Some details may be of questionable accuracy, i.e. the precise mechanisms of Alzheimer's diease.
In Feb/March 2024 I was an undergraduate, I had just changed my major to physics. After several email exchanges and meetings with a grad student supervisor and materials science faculty, I submitted a proposal to the department for academic credit for an undergraduate research opportunity. This credit proposal was approved.

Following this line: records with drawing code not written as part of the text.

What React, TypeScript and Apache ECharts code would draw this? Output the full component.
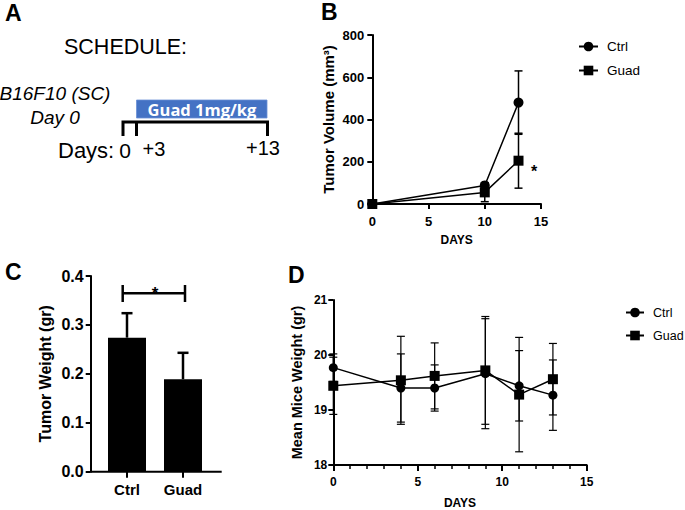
import React, { useEffect, useRef } from "react";
import * as echarts from "echarts";

const FONT = "Liberation Sans";

// Panel B: tumor volume
const volumeDays = [0, 10, 13];
const volumeCtrl = [0, 88, 480];
const volumeCtrlErr = [0, 12, 150];
const volumeGuad = [0, 55, 205];
const volumeGuadErr = [0, 44, 130];

// Panel C: tumor weight
const weightGroups = ["Ctrl", "Guad"];
const tumorWeight = [0.274, 0.189];
const tumorWeightErr = [0.05, 0.054];

// Panel D: mean mice weight
const miceDays = [0, 4, 6, 9, 11, 13];
const miceCtrl = [19.77, 19.4, 19.4, 19.66, 19.44, 19.27];
const miceCtrlErr = [0.25, 0.62, 0.42, 1.0, 0.64, 0.64];
const miceGuad = [19.44, 19.54, 19.62, 19.72, 19.28, 19.56];
const miceGuadErr = [0.52, 0.8, 0.6, 0.98, 1.04, 0.65];

const seriesNames = ["Ctrl", "Guad"];

const axisLine = { show: true, lineStyle: { color: "#000", width: 2 } };
const axisTick = (length: number) => ({ show: true, length, lineStyle: { color: "#000", width: 2 } });
const label = (fontSize: number, margin: number, extra: any = {}) => ({
  color: "#000",
  fontFamily: FONT,
  fontWeight: "bold",
  fontSize,
  margin,
  ...extra,
});
const nameStyle = (fontSize: number) => ({ color: "#000", fontFamily: FONT, fontWeight: "bold", fontSize });

function errorBars(xi: number, yi: number, xs: any[], ys: number[], errs: number[], capHalf: number, lw: number, upOnly = false) {
  return {
    type: "custom",
    xAxisIndex: xi,
    yAxisIndex: yi,
    z: 1,
    silent: true,
    encode: { x: 0, y: [1, 2] },
    data: xs.map((x, i) => [x, upOnly ? ys[i] : ys[i] - errs[i], ys[i] + errs[i]]),
    renderItem: (params: any, api: any) => {
      const x = api.value(0);
      const lo = api.coord([x, api.value(1)]);
      const hi = api.coord([x, api.value(2)]);
      const style = { stroke: "#000", lineWidth: lw, fill: null };
      const children: any[] = [
        { type: "line", shape: { x1: lo[0], y1: lo[1], x2: hi[0], y2: hi[1] }, style },
        { type: "line", shape: { x1: hi[0] - capHalf, y1: hi[1], x2: hi[0] + capHalf, y2: hi[1] }, style },
      ];
      if (!upOnly) {
        children.push({ type: "line", shape: { x1: lo[0] - capHalf, y1: lo[1], x2: lo[0] + capHalf, y2: lo[1] }, style });
      }
      return { type: "group", children };
    },
  };
}

function lineSeries(name: string, xi: number, yi: number, xs: number[], ys: number[], symbol: string, size: number) {
  return {
    name,
    type: "line",
    xAxisIndex: xi,
    yAxisIndex: yi,
    z: 3,
    data: xs.map((x, i) => [x, ys[i]]),
    symbol,
    symbolSize: size,
    showSymbol: true,
    itemStyle: { color: "#000" },
    lineStyle: { color: "#000", width: 1.5 },
  };
}

const txt = (text: string, x: number, y: number, size: number, extra: any = {}) => ({
  type: "text",
  x,
  y,
  silent: true,
  style: {
    text,
    fill: "#000",
    fontFamily: FONT,
    fontSize: size,
    align: "left",
    verticalAlign: "middle",
    ...extra,
  },
});

const seg = (x1: number, y1: number, x2: number, y2: number, lw: number) => ({
  type: "line",
  silent: true,
  shape: { x1, y1, x2, y2 },
  style: { stroke: "#000", lineWidth: lw },
});

export default function App() {
  const ref = useRef<HTMLDivElement>(null);
  useEffect(() => {
    if (!ref.current) return;
    const chart = echarts.init(ref.current, undefined, { renderer: "svg" });
    const option: any = {
      animation: false,
      backgroundColor: "#fff",
      grid: [
        { left: 372.3, top: 35, width: 168.7, height: 169 },
        { left: 99, top: 276, width: 112, height: 195.7 },
        { left: 333.3, top: 300, width: 253.4, height: 168.3 },
      ],
      xAxis: [
        {
          type: "value",
          gridIndex: 0,
          min: 0,
          max: 15,
          interval: 5,
          axisLine,
          axisTick: axisTick(5),
          axisLabel: label(13, 11),
          splitLine: { show: false },
          name: "DAYS",
          nameLocation: "middle",
          nameGap: 30,
          nameTextStyle: nameStyle(12),
        },
        {
          type: "category",
          gridIndex: 1,
          data: weightGroups,
          axisLine: { show: false },
          axisTick: { show: true, alignWithLabel: true, length: 6, lineStyle: { color: "#000", width: 2 } },
          axisLabel: label(15, 10),
          splitLine: { show: false },
        },
        {
          type: "value",
          gridIndex: 2,
          min: 0,
          max: 15,
          interval: 5,
          axisLine,
          axisTick: axisTick(6),
          minorTick: { show: true, splitNumber: 5, length: 4, lineStyle: { color: "#000", width: 1.5 } },
          axisLabel: label(12, 11),
          splitLine: { show: false },
          name: "DAYS",
          nameLocation: "middle",
          nameGap: 32,
          nameTextStyle: nameStyle(12),
        },
      ],
      yAxis: [
        {
          type: "value",
          gridIndex: 0,
          min: 0,
          max: 800,
          interval: 200,
          axisLine,
          axisTick: axisTick(5),
          axisLabel: label(13, 8),
          splitLine: { show: false },
          name: "Tumor Volume (mm³)",
          nameLocation: "middle",
          nameGap: 36,
          nameTextStyle: nameStyle(15),
        },
        {
          type: "value",
          gridIndex: 1,
          min: 0,
          max: 0.4,
          interval: 0.1,
          offset: 8.3,
          axisLine,
          axisTick: axisTick(5),
          axisLabel: label(16, 7, { formatter: (v: number) => v.toFixed(1) }),
          splitLine: { show: false },
          name: "Tumor Weight (gr)",
          nameLocation: "middle",
          nameGap: 37,
          nameTextStyle: nameStyle(16),
        },
        {
          type: "value",
          gridIndex: 2,
          min: 18,
          max: 21,
          interval: 1,
          axisLine,
          axisTick: axisTick(5),
          axisLabel: label(12, 6),
          splitLine: { show: false },
          name: "Mean Mice Weight (gr)",
          nameLocation: "middle",
          nameGap: 29,
          nameTextStyle: nameStyle(14.5),
        },
      ],
      legend: [
        {
          data: seriesNames,
          orient: "vertical",
          left: 578,
          top: 39.5,
          padding: 0,
          itemWidth: 19,
          itemHeight: 12,
          itemGap: 10,
          selectedMode: false,
          textStyle: { color: "#000", fontFamily: FONT, fontSize: 13.5, lineHeight: 14, padding: [0, 0, 0, 4] },
        },
        {
          data: seriesNames,
          orient: "vertical",
          left: 625,
          top: 305.5,
          padding: 0,
          itemWidth: 18,
          itemHeight: 12,
          itemGap: 9,
          selectedMode: false,
          textStyle: { color: "#000", fontFamily: FONT, fontSize: 12.5, lineHeight: 14, padding: [0, 0, 0, 4] },
        },
      ],
      series: [
        errorBars(0, 0, volumeDays, volumeCtrl, volumeCtrlErr, 4, 1.5),
        errorBars(0, 0, volumeDays, volumeGuad, volumeGuadErr, 4, 1.5),
        lineSeries(seriesNames[0], 0, 0, volumeDays, volumeCtrl, "circle", 10),
        lineSeries(seriesNames[1], 0, 0, volumeDays, volumeGuad, "rect", 10),
        {
          type: "bar",
          xAxisIndex: 1,
          yAxisIndex: 1,
          data: tumorWeight,
          barWidth: 38,
          itemStyle: { color: "#000" },
          z: 2,
        },
        errorBars(1, 1, weightGroups.map((_, i) => i), tumorWeight, tumorWeightErr, 5.5, 2.5, true),
        errorBars(2, 2, miceDays, miceCtrl, miceCtrlErr, 4, 1.2),
        errorBars(2, 2, miceDays, miceGuad, miceGuadErr, 4, 1.2),
        lineSeries(seriesNames[0], 2, 2, miceDays, miceCtrl, "circle", 9),
        lineSeries(seriesNames[1], 2, 2, miceDays, miceGuad, "rect", 10),
      ],
      graphic: [
        // panel letters
        txt("A", 5, 12.5, 23, { fontWeight: "bold" }),
        txt("B", 321, 12, 23, { fontWeight: "bold" }),
        txt("C", 5, 272, 23, { fontWeight: "bold" }),
        txt("D", 288, 275, 23, { fontWeight: "bold" }),
        // schedule
        txt("SCHEDULE:", 64, 47, 21.5),
        txt("B16F10 (SC)", 55, 93, 19, { fontStyle: "italic", align: "center" }),
        txt("Day 0", 55, 117, 19, { fontStyle: "italic", align: "center" }),
        {
          type: "rect",
          silent: true,
          shape: { x: 136.5, y: 100, width: 130.5, height: 18 },
          style: { fill: "#4472C4", stroke: "#6A8FD6", lineWidth: 0.8 },
        },
        txt("Guad 1mg/kg", 202, 109.5, 16.5, { fill: "#fff", fontWeight: "bold", fontFamily: "Open Sans", align: "center" }),
        {
          type: "polyline",
          silent: true,
          shape: { points: [[123, 136], [123, 122], [267.5, 122], [267.5, 136]] },
          style: { stroke: "#000", lineWidth: 3, fill: null },
        },
        seg(136.5, 122, 136.5, 136, 3),
        txt("Days:", 58, 150, 22),
        txt("0", 125, 150, 21, { align: "center" }),
        txt("+3", 154, 149, 20, { align: "center" }),
        txt("+13", 263, 148, 20, { align: "center" }),
        // panel C x-axis line and significance bracket
        seg(90.7, 471.7, 221.7, 471.7, 2),
        seg(122.7, 293.3, 185, 293.3, 2.5),
        seg(122.7, 285, 122.7, 302, 2.5),
        seg(185, 285, 185, 302, 2.5),
        txt("*", 155, 293.5, 17, { fontWeight: "bold", align: "center" }),
        // panel B significance
        txt("*", 534, 171.5, 16, { fontWeight: "bold", align: "center" }),
      ],
    };
    chart.setOption(option);
    return () => chart.dispose();
  }, []);
  return (
    <div
      ref={ref}
      style={{ position: "absolute", left: 0, top: 0, width: 685, height: 510, background: "#fff" }}
    />
  );
}
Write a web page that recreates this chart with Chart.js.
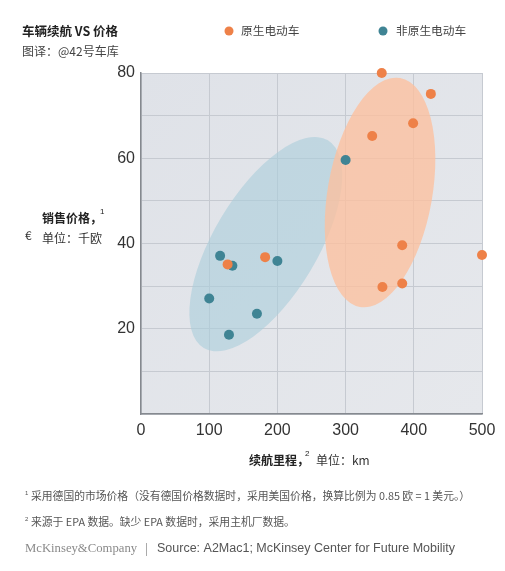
<!DOCTYPE html>
<html><head><meta charset="utf-8">
<script src="https://cdn.jsdelivr.net/npm/chart.js@4/dist/chart.umd.min.js"></script>
<style>html,body{margin:0;padding:0;background:#fff;}#wrap{width:505px;height:571px;position:relative;}</style>
</head><body><div id="wrap"><canvas id="c" width="505" height="571"></canvas></div>
<script>
// ---- data ----
const nativeRange = [353, 425, 399, 339, 383, 500, 182, 127, 354, 383];
const nativePrice = [80, 75.1, 68.2, 65.2, 39.6, 37.3, 36.8, 35.1, 29.8, 30.6];
const nonNativeRange = [300, 116, 134, 200, 100, 170, 129];
const nonNativePrice = [59.6, 37.1, 34.8, 35.9, 27.1, 23.5, 18.6];
const seriesNames = ['原生电动车', '非原生电动车'];
const xTicks = [0, 100, 200, 300, 400, 500];
const yTicks = [20, 40, 60, 80];
// cluster ellipses: major-axis end points in data units, minor/major ratio
const nativeCluster = {from: [321, 25.1], to: [380, 78.8], ratio: 0.45};
const nonNativeCluster = {from: [92, 15.5], to: [274, 64.2], ratio: 0.43};

const ORANGE = '#ee8148', TEAL = '#3f8494';
const CJK = '"Noto Sans CJK SC","Liberation Sans",sans-serif';
const NUM = '"Liberation Sans",Arial,sans-serif';

function toPts(xs, ys){ return xs.map((x,i)=>({x:x, y:ys[i]})); }

const decor = {
  id: 'decor',
  beforeDraw(chart){
    const ctx = chart.ctx, a = chart.chartArea;
    ctx.save();
    ctx.fillStyle = '#fff';
    ctx.fillRect(0,0,chart.width,chart.height);
    const g = ctx.createLinearGradient(a.left, a.top, a.right, a.bottom);
    g.addColorStop(0, '#dfe2e8');
    g.addColorStop(1, '#e6e8ec');
    ctx.fillStyle = g;
    ctx.fillRect(a.left, a.top, a.right-a.left, a.bottom-a.top);
    ctx.restore();
  },
  beforeDatasetsDraw(chart){
    const ctx = chart.ctx, xs = chart.scales.x, ys = chart.scales.y;
    function ell(c, color){
      const x1 = xs.getPixelForValue(c.from[0]), y1 = ys.getPixelForValue(c.from[1]);
      const x2 = xs.getPixelForValue(c.to[0]), y2 = ys.getPixelForValue(c.to[1]);
      const cx = (x1+x2)/2, cy = (y1+y2)/2;
      const r = Math.hypot(x2-x1, y2-y1)/2;
      const rot = Math.atan2(y2-y1, x2-x1);
      ctx.save();
      ctx.beginPath();
      ctx.ellipse(cx, cy, r, r*c.ratio, rot, 0, Math.PI*2);
      ctx.fillStyle = color;
      ctx.fill();
      ctx.restore();
    }
    ell(nonNativeCluster, 'rgba(170,205,218,0.6)');
    ell(nativeCluster, 'rgba(252,192,158,0.78)');
  },
  afterDraw(chart){
    const ctx = chart.ctx;
    ctx.save();
    ctx.textBaseline = 'middle';
    ctx.textAlign = 'left';
    // title
    ctx.fillStyle = '#222';
    ctx.font = 'bold 12.5px ' + CJK;
    ctx.fillText('车辆续航 VS 价格', 22, 31);
    ctx.fillStyle = '#444';
    ctx.font = '12px ' + CJK;
    ctx.fillText('图译：@42号车库', 22, 51);
    // legend
    const ds = chart.data.datasets;
    const leg = [[229, 241], [383, 396]];
    ds.forEach((d,i)=>{
      ctx.beginPath();
      ctx.arc(leg[i][0], 31, 4.5, 0, Math.PI*2);
      ctx.fillStyle = d.backgroundColor;
      ctx.fill();
      ctx.fillStyle = '#444';
      ctx.font = '11.7px ' + CJK;
      ctx.fillText(d.label, leg[i][1], 31);
    });
    // y axis title
    ctx.fillStyle = '#222';
    ctx.font = 'bold 12px ' + CJK;
    ctx.fillText('销售价格，', 42, 218);
    ctx.font = '8px ' + NUM;
    ctx.fillText('1', 100, 212);
    ctx.fillStyle = '#333';
    ctx.font = '12px ' + CJK;
    ctx.fillText('€', 25, 235);
    ctx.fillText('单位：千欧', 42, 238);
    // x axis title
    ctx.fillStyle = '#222';
    ctx.font = 'bold 12px ' + CJK;
    ctx.fillText('续航里程，', 249, 460);
    ctx.font = '8px ' + NUM;
    ctx.fillText('2', 305, 454);
    ctx.fillStyle = '#333';
    ctx.font = '12px ' + CJK;
    ctx.fillText('单位：km', 316, 460);
    // footnotes
    ctx.fillStyle = '#555';
    ctx.font = '6px ' + NUM;
    ctx.fillText('1', 25, 493);
    ctx.fillText('2', 25, 519);
    ctx.font = '10.8px ' + CJK;
    ctx.fillText('采用德国的市场价格（没有德国价格数据时，采用美国价格，换算比例为 0.85 欧 = 1 美元。）', 31, 496);
    ctx.fillText('来源于 EPA 数据。缺少 EPA 数据时，采用主机厂数据。', 31, 522);
    ctx.fillStyle = '#8a8a8a';
    ctx.font = '12.7px "Liberation Serif",serif';
    ctx.fillText('McKinsey&Company', 25, 549);
    ctx.fillStyle = '#aaa';
    ctx.fillRect(146, 543, 1, 13);
    ctx.fillStyle = '#555';
    ctx.font = '12.5px ' + NUM;
    ctx.fillText('Source: A2Mac1; McKinsey Center for Future Mobility', 157, 549);
    ctx.restore();
  }
};

new Chart(document.getElementById('c'), {
  type: 'scatter',
  data: {
    datasets: [
      {label: seriesNames[0], data: toPts(nativeRange, nativePrice), backgroundColor: ORANGE, borderColor: ORANGE, pointRadius: 5, pointHoverRadius: 5, borderWidth: 0, clip: false},
      {label: seriesNames[1], data: toPts(nonNativeRange, nonNativePrice), backgroundColor: TEAL, borderColor: TEAL, pointRadius: 5, pointHoverRadius: 5, borderWidth: 0, clip: false}
    ]
  },
  options: {
    responsive: false,
    animation: false,
    events: [],
    layout: {padding: {left: 0, right: 23, top: 73, bottom: 0}},
    plugins: {legend: {display: false}, tooltip: {enabled: false}},
    scales: {
      x: {
        type: 'linear', min: 0, max: 500,
        afterFit(s){ s.height = 157; },
        afterBuildTicks(s){ s.ticks = xTicks.map(v=>({value:v})); },
        grid: {color: '#c6cad1', lineWidth: 1, drawTicks: false},
        border: {display: true, color: '#85898f', width: 1.5},
        ticks: {padding: 7, color: '#333', font: {family: NUM, size: 16}}
      },
      y: {
        type: 'linear', min: 0, max: 80,
        afterFit(s){ s.width = 141; },
        ticks: {stepSize: 10, padding: 6, color: '#333', font: {family: NUM, size: 16},
          callback: (v)=> yTicks.includes(v) ? String(v) : ''},
        grid: {color: '#c6cad1', lineWidth: 1, drawTicks: false},
        border: {display: true, color: '#85898f', width: 1.5}
      }
    }
  },
  plugins: [decor]
});
</script></body></html>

However the scope of the project involved tools and methods far beyond my competence back then. The project focused on investigating and defining a possible relationship between sequence and structure of protein aggregates involved in the advancement of Alzheimer's function, which comes with neurodegeneration. inhibiting microglia function, and other biological details I have yet to be able to fully and accurately explain. The task involved using computational models that were trained on cryoEM images of folded proteins to predict the structure of more complex proteins with different confidence levels for different regions. The task asked for comparison of the ability of different encoding models to convert different sequences to vector form for further proccessing. Each letter of a protein sequence corresponds to a physical amino acid with differing physical and chemical properties. A researcher can choose to represent each amino acid differently: these methods contain different types and amounts of information. The two types of information I was asked to compare were sequences (and their various representations) and the confidence level of protein structure prediction.
I may add in more detail later on the exact methods I used but they did not extend very far beyond binary and multiclass classification tasks based on thresholds of accuracy set arbitrarily. I did not finish this semester successfully.